##### Task inputs #####

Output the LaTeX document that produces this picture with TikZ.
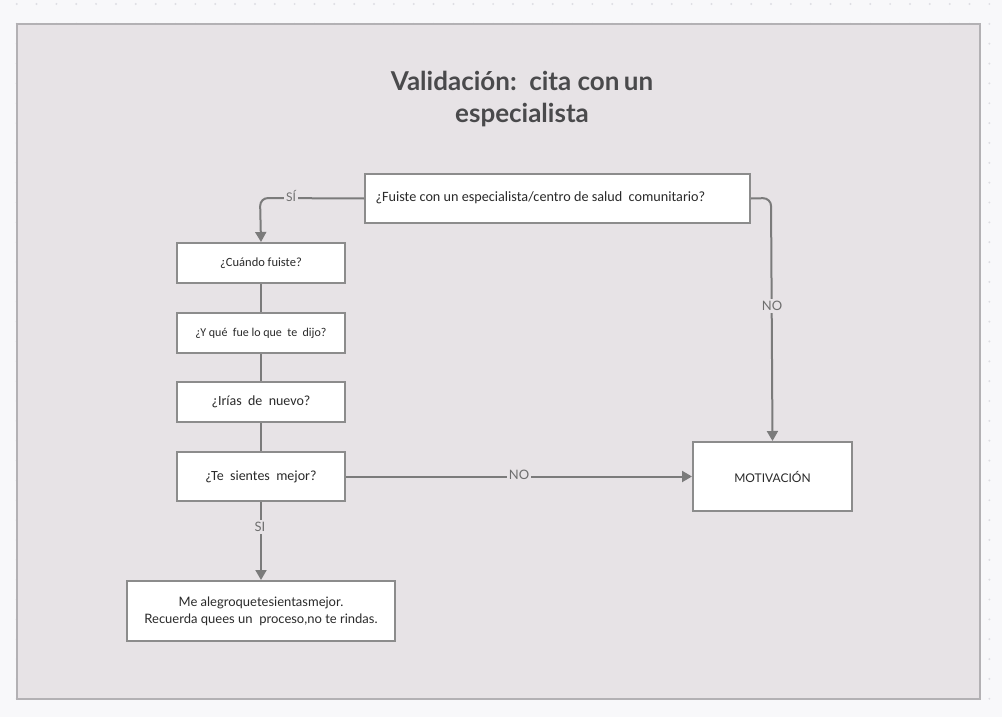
\documentclass[tikz,border=0pt]{standalone}
\usepackage{fontspec}
\setmainfont{Lato}
\newfontfamily\boxfont{Carlito}
\usetikzlibrary{arrows.meta}
\definecolor{pagebg}{HTML}{F8F8FA}
\definecolor{dotc}{HTML}{DEDEE3}
\definecolor{panelbg}{HTML}{E7E3E6}
\definecolor{panelbd}{HTML}{B3B1B4}
\definecolor{linec}{HTML}{7B7B7B}
\definecolor{boxbd}{HTML}{8C8C8C}
\definecolor{titlec}{HTML}{4A4A4C}
\definecolor{textc}{HTML}{2A2A2A}
\definecolor{labc}{HTML}{6E6E6E}
\tikzset{
  qbox/.style={draw=boxbd, line width=2pt, fill=white, inner sep=0pt, text=textc},
  conn/.style={draw=linec, line width=2pt},
  arr/.style={conn, -{Triangle[length=10pt,width=11pt]}},
  lab/.style={fill=panelbg, inner sep=2pt, text=labc, font=\fontsize{12}{14}\selectfont}
}
\begin{document}
\begin{tikzpicture}[x=1pt,y=-1pt]
\useasboundingbox (0,0) rectangle (1002,717);
\fill[pagebg] (0,0) rectangle (1002,717);
\foreach \i in {0,...,50}{\foreach \j in {0,...,36}{
  \fill[dotc] ({16.7+19.85*\i},{4+19.85*\j}) circle (1.1);}}
\draw[fill=panelbg, draw=panelbd, line width=2pt] (17,24) rectangle (980,699);
% title
\node[text=titlec, align=center, font=\fontsize{26}{32}\selectfont\bfseries] (title) at (522,99)
  {Validación:\ \ cita con\,un\\especialista};
% boxes
\node[qbox, minimum width=385pt, minimum height=49pt, anchor=north west] (q1) at (364,173) {};
\node[anchor=west, text=textc, font=\boxfont\fontsize{14.2}{16}\selectfont] (q1t) at (372,198)
  {¿Fuiste con un especialista/centro de salud\ \ comunitario?};
\node[qbox, minimum width=168pt, minimum height=40pt, anchor=north west,
  font=\boxfont\fontsize{12.5}{14}\selectfont] (q2) at (176,242) {¿Cuándo fuiste?};
\node[qbox, minimum width=168pt, minimum height=40pt, anchor=north west,
  font=\boxfont\fontsize{12}{14}\selectfont] (q3) at (176,312) {¿Y qué\ \ fue lo que\ \ te\ \ dijo?};
\node[qbox, minimum width=168pt, minimum height=40pt, anchor=north west,
  font=\boxfont\fontsize{14}{16}\selectfont] (q4) at (176,381) {¿Irías\ \ de\ \ nuevo?};
\node[qbox, minimum width=168pt, minimum height=49pt, anchor=north west,
  font=\boxfont\fontsize{14}{16}\selectfont] (q5) at (176,451) {¿Te\ \ sientes\ \ mejor?};
\node[qbox, minimum width=268pt, minimum height=60pt, anchor=north west, align=center,
  font=\fontsize{13}{17}\selectfont] (q6) at (126,580)
  {Me alegroquetesientasmejor.\\Recuerda quees\ un\ \ proceso,no\ te\ rindas.};
\node[qbox, minimum width=159pt, minimum height=69pt, anchor=north west,
  font=\fontsize{12}{14}\selectfont] (mot) at (692,441) {MOTIVACIÓN};
% connectors
\coordinate (c1) at (260,198);
\coordinate (c2) at (771,198);
\draw[arr, rounded corners=8pt] (q1.west) -- (c1) -- (q2.north);
\draw[arr, rounded corners=8pt] (q1.east) -- (c2) -- (mot.north);
\draw[conn] (q2.south) -- (q3.north);
\draw[conn] (q3.south) -- (q4.north);
\draw[conn] (q4.south) -- (q5.north);
\draw[arr] (q5.east) -- (mot.west);
\draw[arr] (q5.south) -- (q6.north);
% labels
\node[lab] (lsi) at (291,196) {SÍ};
\node[lab, font=\fontsize{13}{15}\selectfont] (lno1) at (772,306) {NO};
\node[lab, font=\fontsize{13}{15}\selectfont] (lno2) at (519,475) {NO};
\node[lab, font=\fontsize{13}{15}\selectfont] (lsi2) at (260,527) {SI};
\end{tikzpicture}
\end{document}
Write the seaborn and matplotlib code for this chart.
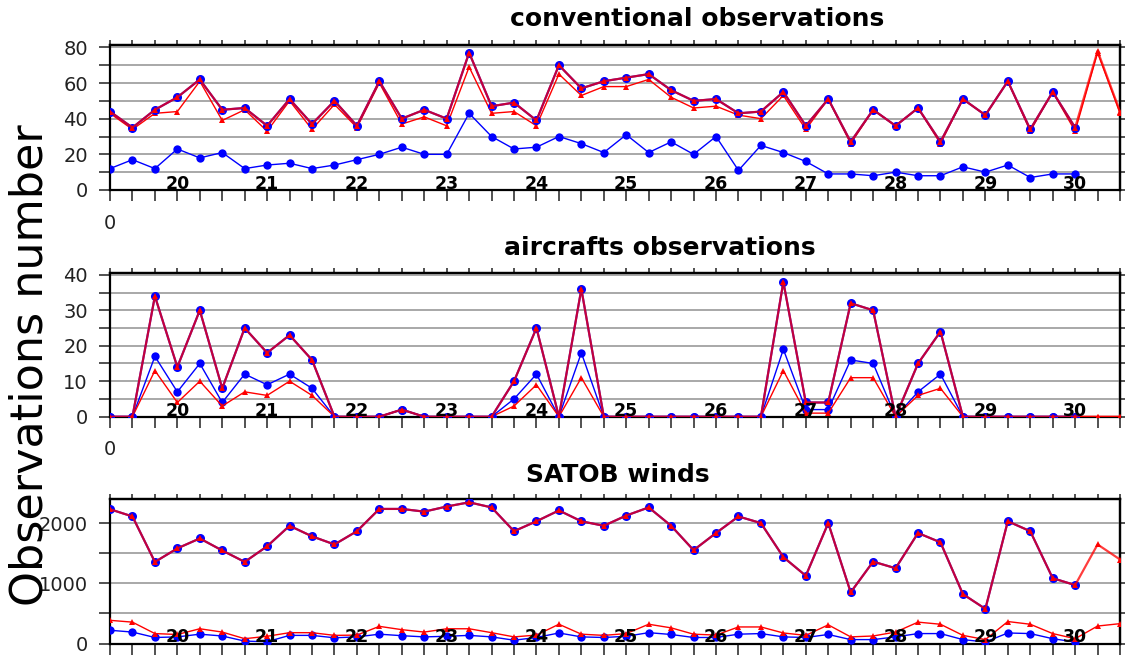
import numpy as np
import matplotlib
matplotlib.use("Agg")
import matplotlib.pyplot as plt
import seaborn as sns
from matplotlib.ticker import MultipleLocator

sns.set_theme(style="white")
plt.rcParams["font.family"] = ["DejaVu Sans"]

# Day-of-month labels (6-hourly samples, first sample on the 19th at 18 UTC)
days = [20, 21, 22, 23, 24, 25, 26, 27, 28, 29, 30]

# Conventional observations
conv_total_a = [44, 35, 45, 52, 62, 45, 46, 36, 51, 37, 50, 36, 61, 40, 45, 40,
                77, 47, 49, 39, 70, 57, 61, 63, 65, 56, 50, 51, 43, 44, 55, 36,
                51, 27, 45, 36, 46, 27, 51, 42, 61, 34, 55, 35]
conv_total_b = [44, 35, 45, 52, 62, 45, 46, 36, 51, 37, 50, 36, 61, 40, 45, 40,
                77, 47, 49, 39, 70, 57, 61, 63, 65, 56, 50, 51, 43, 44, 55, 36,
                51, 27, 45, 36, 46, 27, 51, 42, 61, 34, 55, 35, 78, 44]
conv_sub_a = [12, 17, 12, 23, 18, 21, 12, 14, 15, 12, 14, 17, 20, 24, 20, 20,
              43, 30, 23, 24, 30, 26, 21, 31, 21, 27, 20, 30, 11, 25, 21, 16,
              9, 9, 8, 10, 8, 8, 13, 10, 14, 7, 9, 9]
conv_sub_b = [43, 34, 43, 44, 61, 39, 45, 33, 50, 34, 48, 35, 60, 37, 41, 36,
              69, 43, 44, 36, 65, 53, 58, 58, 62, 52, 46, 47, 42, 40, 53, 34,
              51, 26, 45, 36, 46, 26, 51, 42, 61, 33, 55, 33, 77, 43]

# Aircraft observations
air_total_a = [0, 0, 34, 14, 30, 8, 25, 18, 23, 16, 0, 0, 0, 2, 0, 0,
               0, 0, 10, 25, 0, 36, 0, 0, 0, 0, 0, 0, 0, 0, 38, 4,
               4, 32, 30, 0, 15, 24, 0, 0, 0, 0, 0, 0]
air_total_b = [0, 0, 34, 14, 30, 8, 25, 18, 23, 16, 0, 0, 0, 2, 0, 0,
               0, 0, 10, 25, 0, 36, 0, 0, 0, 0, 0, 0, 0, 0, 38, 4,
               4, 32, 30, 0, 15, 24, 0, 0, 0, 0, 0, 0, 0, 0]
air_sub_a = [0, 0, 17, 7, 15, 4, 12, 9, 12, 8, 0, 0, 0, 2, 0, 0,
             0, 0, 5, 12, 0, 18, 0, 0, 0, 0, 0, 0, 0, 0, 19, 2,
             2, 16, 15, 0, 7, 12, 0, 0, 0, 0, 0, 0]
air_sub_b = [0, 0, 13, 4, 10, 3, 7, 6, 10, 6, 0, 0, 0, 2, 0, 0,
             0, 0, 3, 9, 0, 11, 0, 0, 0, 0, 0, 0, 0, 0, 13, 1,
             1, 11, 11, 0, 6, 8, 0, 0, 0, 0, 0, 0, 0, 0]

# SATOB winds
sat_total_a = [2230, 2110, 1355, 1580, 1745, 1545, 1355, 1615, 1955, 1780, 1645,
               1865, 2235, 2235, 2190, 2275, 2345, 2260, 1865, 2030, 2210, 2030,
               1955, 2125, 2260, 1955, 1550, 1835, 2110, 2000, 1435, 1125, 2000,
               850, 1360, 1250, 1835, 1680, 820, 575, 2030, 1865, 1085, 970]
sat_total_b = [2230, 2110, 1355, 1580, 1745, 1545, 1355, 1615, 1955, 1780, 1645,
               1865, 2235, 2235, 2190, 2275, 2345, 2260, 1865, 2030, 2210, 2030,
               1955, 2125, 2260, 1955, 1550, 1835, 2110, 2000, 1435, 1125, 2000,
               850, 1360, 1250, 1835, 1680, 820, 575, 2030, 1865, 1085, 970,
               1645, 1395]
sat_sub_a = [220, 190, 100, 110, 155, 125, 40, 30, 135, 135, 95, 110, 155, 130,
             110, 120, 135, 110, 55, 100, 175, 110, 100, 120, 180, 150, 100, 100,
             155, 165, 110, 100, 150, 65, 65, 110, 165, 165, 65, 25, 175, 165,
             80, 25]
sat_sub_b = [385, 355, 165, 150, 245, 190, 80, 120, 180, 180, 135, 140, 285, 230,
             190, 245, 245, 180, 110, 140, 320, 155, 135, 165, 320, 260, 155, 140,
             275, 275, 175, 135, 310, 110, 125, 190, 355, 320, 135, 65, 365, 320,
             165, 80, 290, 330]

N_STEPS = 46
BLUE = "#0000ff"
RED = "#ff0000"

fig = plt.figure(figsize=(11.26, 6.59), dpi=100)

panels = [
    dict(rect=[0.0977, 0.7117, 0.897, 0.2205], title="conventional observations",
         tpos=(0.619, 0.971), data=(conv_total_a, conv_total_b, conv_sub_a, conv_sub_b),
         ymax=81.5, major=20, minor=10, origin_label=True),
    dict(rect=[0.0977, 0.3677, 0.897, 0.2185], title="aircrafts observations",
         tpos=(0.586, 0.624), data=(air_total_a, air_total_b, air_sub_a, air_sub_b),
         ymax=40.6, major=10, minor=5, origin_label=True),
    dict(rect=[0.0977, 0.0235, 0.897, 0.2193], title="SATOB winds",
         tpos=(0.549, 0.279), data=(sat_total_a, sat_total_b, sat_sub_a, sat_sub_b),
         ymax=2400, major=1000, minor=500, origin_label=False),
]

for p in panels:
    ax = fig.add_axes(p["rect"])
    total_a, total_b, sub_a, sub_b = p["data"]

    # subsets (thin lines)
    sns.lineplot(x=list(range(len(sub_a))), y=sub_a, ax=ax, color=BLUE, lw=1.0,
                 marker="o", markersize=6, markeredgewidth=0, estimator=None, zorder=3)
    sns.lineplot(x=list(range(len(sub_b))), y=sub_b, ax=ax, color=RED, lw=1.0,
                 marker="^", markersize=4.5, markeredgewidth=0, estimator=None, zorder=3)
    # totals: blue underneath, translucent red on top gives the crimson overlap
    sns.lineplot(x=list(range(len(total_a))), y=total_a, ax=ax, color=BLUE, lw=1.5,
                 marker="o", markersize=6.5, markeredgewidth=0, estimator=None, zorder=4)
    sns.lineplot(x=list(range(len(total_b))), y=total_b, ax=ax, color=(1, 0, 0, 0.76),
                 lw=1.6, marker="^", markersize=4.5, markerfacecolor=RED,
                 markeredgecolor=RED, markeredgewidth=0, estimator=None, zorder=4)

    ax.set_xlim(0, N_STEPS - 1)
    ax.set_ylim(0, p["ymax"])
    ax.set_xlabel("")
    ax.set_ylabel("")

    # y axis: labelled majors, gridlines at every minor step
    ax.yaxis.set_major_locator(MultipleLocator(p["major"]))
    ax.yaxis.set_minor_locator(MultipleLocator(p["minor"]))
    ax.set_axisbelow(True)
    ax.grid(True, axis="y", which="both", color="#a8a8a8", lw=1.4)
    ax.grid(False, axis="x")
    ax.tick_params(axis="y", which="both", direction="out", length=8, width=1.2,
                   color="#333333", left=True, right=False)
    ax.tick_params(axis="y", which="major", labelsize=14, labelcolor="#222222", pad=8)

    # x axis: a tick every 6 h, a lone "0" label at the origin
    if p["origin_label"]:
        ax.set_xticks([0], labels=["0"])
    else:
        ax.set_xticks([0], labels=[""])
    ax.set_xticks(range(N_STEPS), minor=True)
    ax.tick_params(axis="x", which="both", direction="out", length=8, width=1.2,
                   color="#333333", bottom=True, top=False)
    ax.tick_params(axis="x", which="major", labelsize=14, labelcolor="#222222", pad=9)

    top = ax.secondary_xaxis("top")
    top.set_xticks(range(N_STEPS), labels=[""] * N_STEPS)
    top.tick_params(direction="out", length=3.5, width=1.2, color="#333333")
    right = ax.secondary_yaxis("right")
    right_ticks = np.arange(0, p["ymax"], p["minor"])
    right.set_yticks(right_ticks, labels=[""] * len(right_ticks))
    right.tick_params(direction="out", length=3.5, width=1.2, color="#333333")

    for sp in list(ax.spines.values()) + list(top.spines.values()) + list(right.spines.values()):
        sp.set_color("black")
        sp.set_linewidth(1.6)

    # day labels at 12 UTC of each day
    for i, d in enumerate(days):
        ax.text(3 + 4 * i, 0.008, str(d), transform=ax.get_xaxis_transform(),
                ha="center", va="baseline", fontsize=12.5, fontweight="bold",
                color="black", zorder=6)

    fig.text(p["tpos"][0], p["tpos"][1], p["title"], ha="center", va="center",
             fontsize=18, fontweight="bold", color="black")

fig.text(0.027, 0.446, "Observations number", rotation=90, ha="center",
         va="center", fontsize=32, color="black")

fig.savefig("out.png", dpi=100)
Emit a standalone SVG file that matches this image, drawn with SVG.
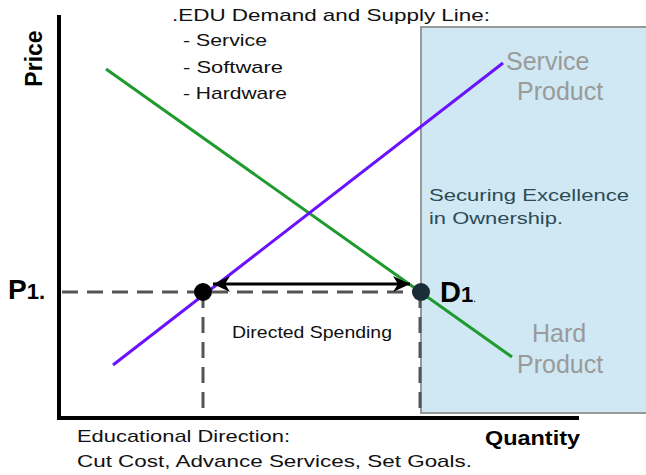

#####

Lines from the one with "Write the seaborn" through the one with "from matplotlib.ticker import MultipleLocator" are the only ones to quote. Quote them exactly and leave out pictures.

● Result
Write the seaborn and matplotlib code for this chart.
import numpy as np
import matplotlib
matplotlib.use("Agg")
import matplotlib.pyplot as plt
import seaborn as sns
from matplotlib.ticker import MultipleLocator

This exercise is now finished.